Searching the AC Acronym Index for Instruments

Acronym searching is best suited for known instrument acronyms (e.g., SPS - Social Provisions Scale; ISSB - Inventory of Socially Supportive Behavior). 


To search for instruments using the AC Acronym index,

1) In the HaPI database, enter your acronym in the search box(es)



2) Scroll through the drop-down menu adjacent to your search term



3) Locate & select the index field AC Acronym (click to highlight)



4) Click the Search button to perform the search


Searching the ME Measurements Index for Instruments

To search for instruments using the ME Measurements index,

1) Enter your search term(s) in the HaPI search box(es)



2) Scroll through the drop-down menu adjacent to your search terms



3) Locate & select the index field ME Measurements (right click to highlight)



4) Click the Search button to perform the search




Locating Instrument References in the Record

Instrument references in HaPI will appear in the record's title field.



Because it is a behavioral instrument index, the title field of a HaPI record indexes the title of the instrument, not the title of the article in which the instrument is discussed. 

Understanding HaPI's Source Notation

Instrument references are not all the same.

An article debuting a new instrument will provide more specific information about it than will an article reporting usage of the instrument to collect data. 

HaPI records differentiate between the varying types of instrument references by tagging each with one of five separate source classifications:

 1) Primary Source - debut publication of the instrument by its creators that includes (where available) "any coinciding (psychometric) testing information." (Health and Psychosocial Instruments, n.d.) 

2) Publisher's Catalog - "Information that originated from a publisher's catalog." (Health and Psychosocial Instruments, n.d.) In other words, a promotional literature source.

3) Review Source - a source which discusses the instrument but did not actually use the instrument to collect data for the study. 

4) Secondary Source - any source using the instrument to collect data for analysis. 

5) Translated Source - version of the instrument in a language other than the language in which the instrument was first published. 

A record's source classification will appear in the Source Notes field.
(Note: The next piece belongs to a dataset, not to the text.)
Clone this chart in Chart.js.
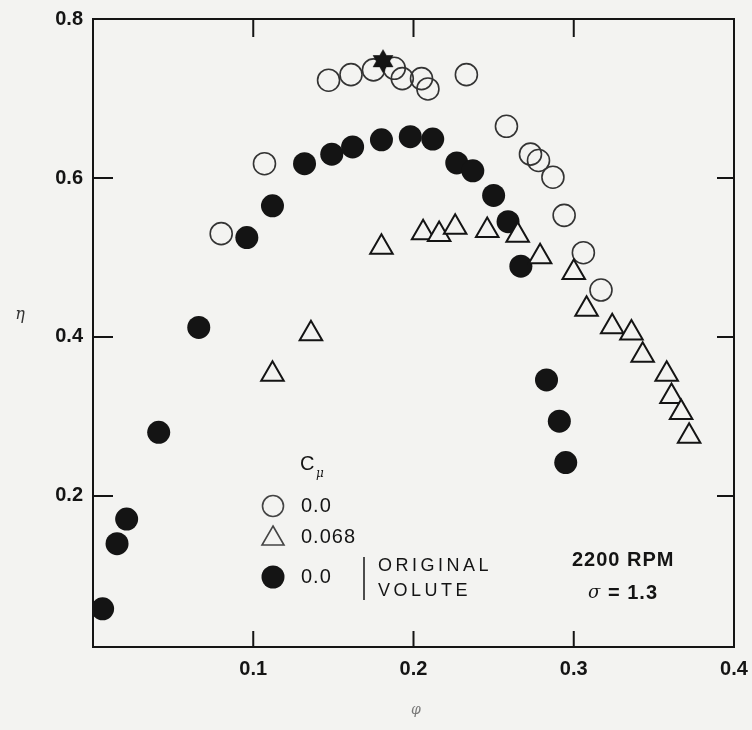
<!DOCTYPE html>
<html>
<head>
<meta charset="utf-8">
<script src="https://cdn.jsdelivr.net/npm/chart.js@4.4.0/dist/chart.umd.min.js"></script>
<style>
body{margin:0;background:#f3f3f1;}
#wrap{width:752px;height:730px;position:relative;}
</style>
</head>
<body>
<div id="wrap"><canvas id="effChart"></canvas></div>
<script>
// flow coefficient (phi) vs efficiency (eta)
var openPhi = [0.080,0.107,0.147,0.161,0.175,0.188,0.193,0.205,0.209,0.233,0.258,0.273,0.278,0.287,0.294,0.306,0.317];
var openEta = [0.530,0.618,0.723,0.730,0.736,0.738,0.725,0.725,0.712,0.730,0.665,0.630,0.622,0.601,0.553,0.506,0.459];

var triPhi = [0.112,0.136,0.180,0.206,0.216,0.226,0.246,0.265,0.279,0.300,0.308,0.324,0.336,0.343,0.358,0.361,0.367,0.372];
var triEta = [0.353,0.404,0.513,0.531,0.529,0.538,0.534,0.528,0.501,0.481,0.435,0.413,0.405,0.377,0.353,0.325,0.305,0.275];

var filledPhi = [0.006,0.015,0.021,0.041,0.066,0.096,0.112,0.132,0.149,0.162,0.180,0.198,0.212,0.227,0.237,0.250,0.259,0.267,0.283,0.291,0.295];
var filledEta = [0.058,0.140,0.171,0.280,0.412,0.525,0.565,0.618,0.630,0.639,0.648,0.652,0.649,0.619,0.609,0.578,0.545,0.489,0.346,0.294,0.242];

var starPhi = [0.181];
var starEta = [0.747];

var xTicks = [0.1,0.2,0.3,0.4];
var yTicks = [0.2,0.4,0.6,0.8];

var legendLabels = ["0.0","0.068","0.0"];

var INK = "#141414";
var BG = "#f3f3f1";

function pairs(xs,ys){
	var out = [];
	for(var i=0;i<xs.length;i++){
		out.push({x:xs[i],y:ys[i]});
	}
	return out;
}

// filled six point star (two triangles) for the design point
function makeStar(size){
	var c = document.createElement("canvas");
	c.width = size; c.height = size;
	var g = c.getContext("2d");
	var cx = size/2, cy = size/2, r = size/2 - 1;
	g.fillStyle = INK;
	var starts = [-Math.PI/2, Math.PI/2];
	for(var k=0;k<2;k++){
		g.beginPath();
		for(var j=0;j<3;j++){
			var a = starts[k] + j*2*Math.PI/3;
			var px = cx + r*Math.cos(a), py = cy + r*Math.sin(a);
			if(j==0) g.moveTo(px,py); else g.lineTo(px,py);
		}
		g.closePath();
		g.fill();
	}
	return c;
}

var framePlugin = {
	id: "frame",
	afterDraw: function(chart){
		var ctx = chart.ctx;
		var xs = chart.scales.x, ys = chart.scales.y;
		var a = chart.chartArea;
		ctx.save();
		ctx.strokeStyle = INK;
		ctx.lineWidth = 2;
		// top and right sides of the box
		ctx.beginPath();
		ctx.moveTo(a.left, a.top);
		ctx.lineTo(a.right, a.top);
		ctx.lineTo(a.right, a.bottom);
		ctx.stroke();
		// inward ticks
		ctx.beginPath();
		for(var i=0;i<xTicks.length;i++){
			if(xTicks[i]>=0.4) continue;
			var px = xs.getPixelForValue(xTicks[i]);
			ctx.moveTo(px, a.bottom); ctx.lineTo(px, a.bottom-16);
			ctx.moveTo(px, a.top); ctx.lineTo(px, a.top+18);
		}
		for(var i=0;i<yTicks.length;i++){
			if(yTicks[i]>=0.8) continue;
			var py = ys.getPixelForValue(yTicks[i]);
			ctx.moveTo(a.left, py); ctx.lineTo(a.left+20, py);
			ctx.moveTo(a.right, py); ctx.lineTo(a.right-17, py);
		}
		ctx.stroke();

		// axis symbols
		ctx.fillStyle = "#333";
		ctx.textAlign = "center";
		ctx.textBaseline = "middle";
		ctx.font = "italic 16px 'DejaVu Serif'";
		ctx.fillText("\u03b7", 20, 315);
		ctx.fillStyle = "#777";
		ctx.font = "italic 14px 'DejaVu Serif'";
		ctx.fillText("\u03c6", 416, 710);

		// legend
		ctx.fillStyle = INK;
		ctx.textAlign = "left";
		ctx.font = "20px 'Liberation Sans'";
		ctx.fillText("C", 300, 464);
		ctx.font = "italic 12px 'DejaVu Serif'";
		ctx.fillText("\u03bc", 316, 474);

		var ly = [506,537,577];
		ctx.lineWidth = 1.6;
		ctx.strokeStyle = "#444";
		ctx.beginPath(); ctx.arc(273, ly[0], 10.5, 0, Math.PI*2); ctx.stroke();
		ctx.beginPath();
		ctx.moveTo(273, ly[1]-11); ctx.lineTo(284, ly[1]+8); ctx.lineTo(262, ly[1]+8); ctx.closePath();
		ctx.stroke();
		ctx.fillStyle = INK;
		ctx.beginPath(); ctx.arc(273, ly[2], 11.5, 0, Math.PI*2); ctx.fill();

		ctx.font = "20px 'Liberation Sans'";
		ctx.letterSpacing = "1px";
		for(var i=0;i<legendLabels.length;i++){
			ctx.fillText(legendLabels[i], 301, ly[i]);
		}
		// bracket
		ctx.strokeStyle = INK;
		ctx.lineWidth = 1.5;
		ctx.beginPath(); ctx.moveTo(364, 557); ctx.lineTo(364, 600); ctx.stroke();
		ctx.font = "18px 'Liberation Sans'";
		ctx.letterSpacing = "3.5px";
		ctx.fillText("ORIGINAL", 378, 566);
		ctx.fillText("VOLUTE", 378, 591);

		// run conditions
		ctx.letterSpacing = "1px";
		ctx.font = "bold 20px 'Liberation Sans'";
		ctx.fillText("2200 RPM", 572, 560);
		ctx.font = "italic 18px 'DejaVu Serif'";
		ctx.fillText("\u03c3", 588, 593);
		ctx.font = "bold 20px 'Liberation Sans'";
		ctx.fillText("= 1.3", 608, 593);
		ctx.letterSpacing = "0px";
		ctx.restore();
	}
};

var ctx = document.getElementById("effChart").getContext("2d");
var effChart = new Chart(ctx, {
	type: "scatter",
	data: {
		datasets: [
			{
				label: "design point",
				data: pairs(starPhi, starEta),
				pointStyle: makeStar(26),
				pointRadius: 13
			},
			{
				label: "0.068",
				data: pairs(triPhi, triEta),
				pointStyle: "triangle",
				pointRadius: 13,
				backgroundColor: BG,
				borderColor: INK,
				borderWidth: 2
			},
			{
				label: "0.0",
				data: pairs(openPhi, openEta),
				pointStyle: "circle",
				pointRadius: 11,
				backgroundColor: "rgba(0,0,0,0)",
				borderColor: "#333",
				borderWidth: 1.6
			},
			{
				label: "0.0 original volute",
				data: pairs(filledPhi, filledEta),
				pointStyle: "circle",
				pointRadius: 11.5,
				backgroundColor: INK,
				borderColor: INK,
				borderWidth: 0
			}
		]
	},
	options: {
		responsive: true,
		maintainAspectRatio: false,
		animation: false,
		layout: {padding: {left: 0, top: 19, right: 18, bottom: 0}},
		plugins: {legend: {display: false}, tooltip: {enabled: false}},
		scales: {
			x: {
				type: "linear",
				min: 0,
				max: 0.4,
				grid: {display: false, drawTicks: false},
				border: {display: true, color: INK, width: 2},
				afterBuildTicks: function(scale){
					scale.ticks = xTicks.map(function(v){ return {value: v}; });
				},
				afterFit: function(scale){
					scale.height = 83;
					scale.paddingLeft = 0;
					scale.paddingRight = 0;
				},
				ticks: {
					padding: 10,
					color: INK,
					font: {family: "'Liberation Sans'", size: 20, weight: "bold"},
					callback: function(v){ return v.toFixed(1); }
				}
			},
			y: {
				type: "linear",
				min: 0.01,
				max: 0.8,
				grid: {display: false, drawTicks: false},
				border: {display: true, color: INK, width: 2},
				afterBuildTicks: function(scale){
					scale.ticks = yTicks.map(function(v){ return {value: v}; });
				},
				afterFit: function(scale){
					scale.width = 93;
					scale.paddingTop = 0;
					scale.paddingBottom = 0;
				},
				ticks: {
					padding: 10,
					color: INK,
					font: {family: "'Liberation Sans'", size: 20, weight: "bold"},
					callback: function(v){ return v.toFixed(1); }
				}
			}
		}
	},
	plugins: [framePlugin]
});
</script>
</body>
</html>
The location of this field will vary depending on the classification.

For primary sources, the Source Notes field appears immediately below either the Authors or Attributed to field near the top of the record. 



For publisher's catalogs, review, secondary and translated sources, the Source Notes field appears immediately below the Authors field.



Finding the Corresponding Author

HaPI does not provide information regarding corresponding authors in its records. 

But you can track down this information using the documentation supplied by the record. 

A. Procedure for Primary Source References:

 1) Locate the citation information in the Source field (immediately below the Source Notes field)

2) Perform a Journals by Title search (of the article citation) to locate either 

a) A record for the article in a literature database

b) The full text of the article itself

3) Locate the corresponding author information in the database record or article full text

a) Many databases provide corresponding author contact information in their records

i. A single author's email (and sometimes postal) address

b) Where a database fails to provide this information, the article full text of a new behavioral instrument almost always will.


B. Procedure for Other Source Categories: 

1) Locate the reference to the Primary Source article in the record

a) This will appear in the References field (near the bottom of the record)

b) The Primary Source (where more than one reference is provided) is normally the earlier published work and is usually indicated by the following bracketed message:

i. [Reference provided by HaPI].

2) Perform the steps for finding Primary Source References (above)

Obtaining Article Full Text for a HaPI Citation

HaPI is not a full text database. Almost every instrument record in the database has an embedded Borrow from Another Library link associated with it. 

This does not necessarily mean, however, that the item in question is not full text accessible through another database subscribed by Muntz Library. 

Before submitting an ILLIAD request for the article, its worth searching Journals by Title first.

To perform a Journals by Title search,

1)  Locate and note the citation information for the article you are seeking

2) Navigate to the UT Tyler Library main page

3) Find and click the Journals by Title link (5th link from the top of the list of links at the bottom of the page)

4) In Advanced Search

a) Select the Journals Only limiter (beneath the search box)

b) Enter the title of the journal you seek in the search box 

c) Click the Search button to perform the search.

i. If the search returns the message, "Sorry, this search returned no results," proceed with an ILLIAD request (we do not have full text access to the journal). 

5) If the search returns a result, scroll through the results list and locate your journal title (if available)

6) Note the full text options and years of coverage (do they cover the publication date of your article?)

7) Click the link matching your coverage requirements

8) Select the volume link matching the volume of your article

9) Locate and select the issue link (or publication date) corresponding to the issue of your article

10) Scroll through the issue contents and locate your article by title (or page numbers)

Note: Remember, the articles to which HaPI references refer seldom if ever contain the full text of the instruments they describe. To locate instrument full text, you will need to consult resources like PsycTESTS, ProQuest Dissertations and Theses, and Google.

However, you may still wish to obtain the full text of HaPI Primary Source articles since these frequently contain information regarding psychometric testing of the instruments.